Trump Tells Disgusting Lie That Obama Called Kim Jong Un 11 Times But Dictator Didn’t Respect Him Enough to Take Call

Donald Trump said on Monday during a Cabinet meeting that North Korean dictator Kim Jong Un prefers communicating with him to dealing with his predecessor, President Barack Obama, claiming Obama tried unsuccessfully eleven times to get Kim to take his phone calls.

“I like him, he likes me. We get along. I respect him, he respects me,” the president said of the despot who he has met in person three times.

Trump said Obama had cautioned him during their transfer of power that North Korea’s nuclear ambition was “the biggest problem. I don’t know how to solve it.”

“He told me he doesn’t know how to solve it. I said, “Did you ever call him?” No,” Trump continued. “Actually, he tried. Eleven times. But the man on the other side, the gentleman on the other side, did not take his call. Okay? Lack of respect. But he takes my call.”

Ben Rhodes, National Security Council spokesman under Obama, tweeted an hour later that “Trump is a serial liar and not well,” and insisted the outreach Trump described “never” happened.

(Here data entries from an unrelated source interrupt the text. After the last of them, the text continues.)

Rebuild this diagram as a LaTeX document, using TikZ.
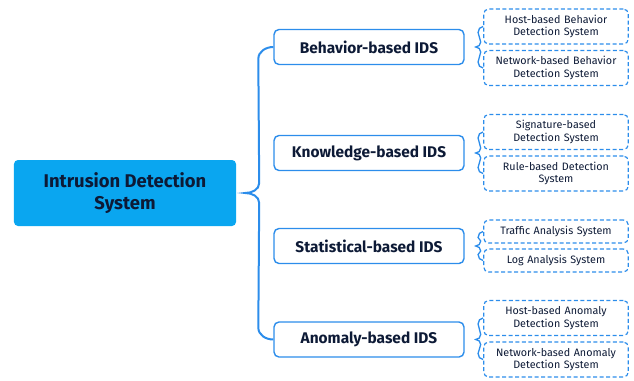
\documentclass[tikz,border=0pt]{standalone}
\usepackage{fontspec}
\setmainfont{Fira Sans}
\usetikzlibrary{calc}
\definecolor{rootfill}{HTML}{0AA6F0}
\definecolor{lineblue}{HTML}{2C8DEB}
\definecolor{txt}{HTML}{0D1A36}
\tikzset{
  rootbox/.style={fill=rootfill, rounded corners=4bp, minimum width=222bp, minimum height=66bp,
    align=center, text=txt, font=\fontsize{18.5}{22}\selectfont\bfseries},
  lonebox/.style={draw=lineblue, line width=1.4bp, fill=white, rounded corners=5bp,
    minimum width=190bp, minimum height=35bp, text=txt, font=\fontsize{15.5}{18}\selectfont\bfseries},
  ltwobox/.style={draw=lineblue, line width=1.2bp, dash pattern=on 4bp off 2.5bp, rounded corners=5bp,
    minimum width=142bp, text width=138bp, align=center, text=txt, font=\fontsize{10.8}{12.5}\selectfont},
  conn/.style={draw=lineblue, line width=2bp},
  sconn/.style={draw=lineblue, line width=1.3bp},
}
\newcommand\smallbrace[3]{%
  \coordinate (#1tip) at ($(#1.east)+(11,0)$);
  \draw[sconn] (#2.west) to[out=180,in=90] ++(-5,6) -- ($(#1tip)+(5,-5)$)
    to[out=-90,in=0] (#1tip) to[out=0,in=90] ($(#1tip)+(5,5)$)
    -- ($(#3.west)+(-5,-6)$) to[out=-90,in=180] (#3.west);
}
\begin{document}
\begin{tikzpicture}[x=1bp,y=-1bp]
\useasboundingbox (0,0) rectangle (634,380);
\node[rootbox] (root) at (125,193) {Intrusion Detection\\System};

\node[lonebox] (b1) at (369,47) {Behavior-based IDS};
\node[lonebox] (k1) at (369,153) {Knowledge-based IDS};
\node[lonebox] (s1) at (369,246) {Statistical-based IDS};
\node[lonebox] (a1) at (369,339.5) {Anomaly-based IDS};

\node[ltwobox, minimum height=35bp] (b2a) at (556,26.5) {Host-based Behavior\\Detection System};
\node[ltwobox, minimum height=35bp] (b2b) at (556,68) {Network-based Behavior\\Detection System};
\node[ltwobox, minimum height=35bp] (k2a) at (556,132) {Signature-based\\Detection System};
\node[ltwobox, minimum height=35bp] (k2b) at (556,173.5) {Rule-based Detection\\System};
\node[ltwobox, minimum height=23bp] (s2a) at (556,231.5) {Traffic Analysis System};
\node[ltwobox, minimum height=23bp] (s2b) at (556,260.5) {Log Analysis System};
\node[ltwobox, minimum height=35bp] (a2a) at (556,318) {Host-based Anomaly\\Detection System};
\node[ltwobox, minimum height=35bp] (a2b) at (556,359.5) {Network-based Anomaly\\Detection System};

\coordinate (rt) at ($(root.east)+(9,0)$);
\draw[conn] (b1.west) to[out=180,in=90] ++(-15,12) -- ($(rt)+(14,-10)$)
  to[out=-90,in=0] (rt) to[out=0,in=90] ($(rt)+(14,10)$)
  -- ($(a1.west)+(-15,-12)$) to[out=-90,in=180] (a1.west);

\smallbrace{b1}{b2a}{b2b}
\smallbrace{k1}{k2a}{k2b}
\smallbrace{s1}{s2a}{s2b}
\smallbrace{a1}{a2a}{a2b}
\end{tikzpicture}
\end{document}
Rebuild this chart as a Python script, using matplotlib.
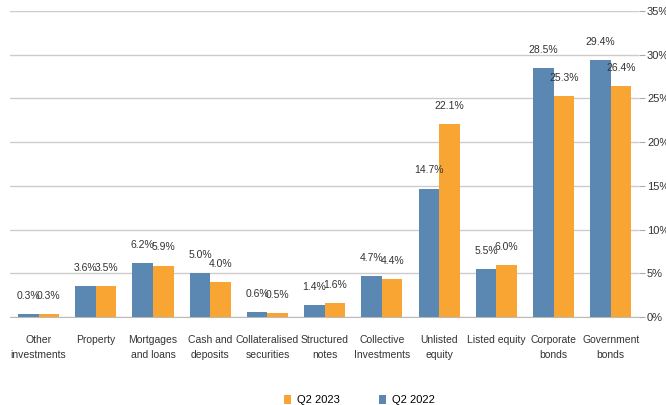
import numpy as np
import matplotlib
matplotlib.use('Agg')
import matplotlib.pyplot as plt
from matplotlib.ticker import FuncFormatter

plt.rcParams['font.family'] = ['Liberation Sans Narrow', 'Liberation Sans', 'DejaVu Sans']

categories = ['Other\ninvestments', 'Property', 'Mortgages\nand loans', 'Cash and\ndeposits',
              'Collateralised\nsecurities', 'Structured\nnotes', 'Collective\nInvestments',
              'Unlisted\nequity', 'Listed equity', 'Corporate\nbonds', 'Government\nbonds']
q2_2022 = [0.3, 3.6, 6.2, 5.0, 0.6, 1.4, 4.7, 14.7, 5.5, 28.5, 29.4]
q2_2023 = [0.3, 3.5, 5.9, 4.0, 0.5, 1.6, 4.4, 22.1, 6.0, 25.3, 26.4]

blue = '#5b87b3'
orange = '#f9a533'

fig = plt.figure(figsize=(6.66, 4.05), dpi=100)
ax = fig.add_axes([0.015, 0.217, 0.945, 0.756])

x = np.arange(len(categories))
w = 0.36
b1 = ax.bar(x - w / 2, q2_2022, w, color=blue, label='Q2 2022', zorder=3)
b2 = ax.bar(x + w / 2, q2_2023, w, color=orange, label='Q2 2023', zorder=3)

for bars in (b1, b2):
    for r in bars:
        ax.text(r.get_x() + r.get_width() / 2, r.get_height() + 1.5, f'{r.get_height():.1f}%',
                ha='center', va='bottom', fontsize=7.5, color='#333333')

ax.set_xlim(-0.5, len(categories) - 0.5)
ax.set_ylim(0, 35)
ax.set_yticks(np.arange(0, 36, 5))
ax.yaxis.set_major_formatter(FuncFormatter(lambda v, p: f'{v:.0f}%'))
ax.yaxis.tick_right()
ax.tick_params(axis='y', length=4, color='#aaaaaa', labelsize=8, labelcolor='#333333', pad=1.5)
ax.tick_params(axis='x', length=0, labelsize=7.5, labelcolor='#333333', pad=13)
ax.set_xticks(x)
ax.set_xticklabels(categories, linespacing=1.6)
ax.grid(axis='y', color='#cccccc', linewidth=1, zorder=0)
for s in ['top', 'left', 'right']:
    ax.spines[s].set_visible(False)
ax.spines['bottom'].set_color('#bbbbbb')

handles, labels = ax.get_legend_handles_labels()
fig.legend(handles[::-1], labels[::-1], loc='lower center', bbox_to_anchor=(0.54, -0.025), ncol=2,
           frameon=False, fontsize=8, handlelength=0.6, handleheight=0.9, columnspacing=3.5,
           handletextpad=0.6)

fig.savefig('out.png', dpi=100)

The president has made a similar claim in the past, saying in June that Obama had wanted to meet Kim but his administration failed to arrange it.

“President Obama wanted to meet, and Chairman Kim would not meet him,'” Trump said during a June joint press conference in Seoul with South Korean president Moon Jae-in.

“The Obama administration was begging for a meeting. They were begging for meetings constantly. And Chairman Kim would not meet with him.”

Susan Rice, an Obama-era national security adviser, tweeted at the time: “At the risk of stating the obvious, this is horse-sh*t.”

Obama did say in 2007 as he ran for the Democratic presidential nomination that “I would” be willing to meet Kim “without precondition. There’s no evidence, however, that such a meeting was ever contemplated after he took office in 2009.

Former NBA player Dennis Rodman, who built a friendship with Kim Jong Un, said in 2013 after meeting him that he wanted Obama to reach out.

“He wants Obama to do one thing: Call him,” Rodman told ABC News at the time. “He said, ‘If you can, Dennis – I don’t want [to] do war. I don’t want to do war.’ He said that to me,” Rodman claimed.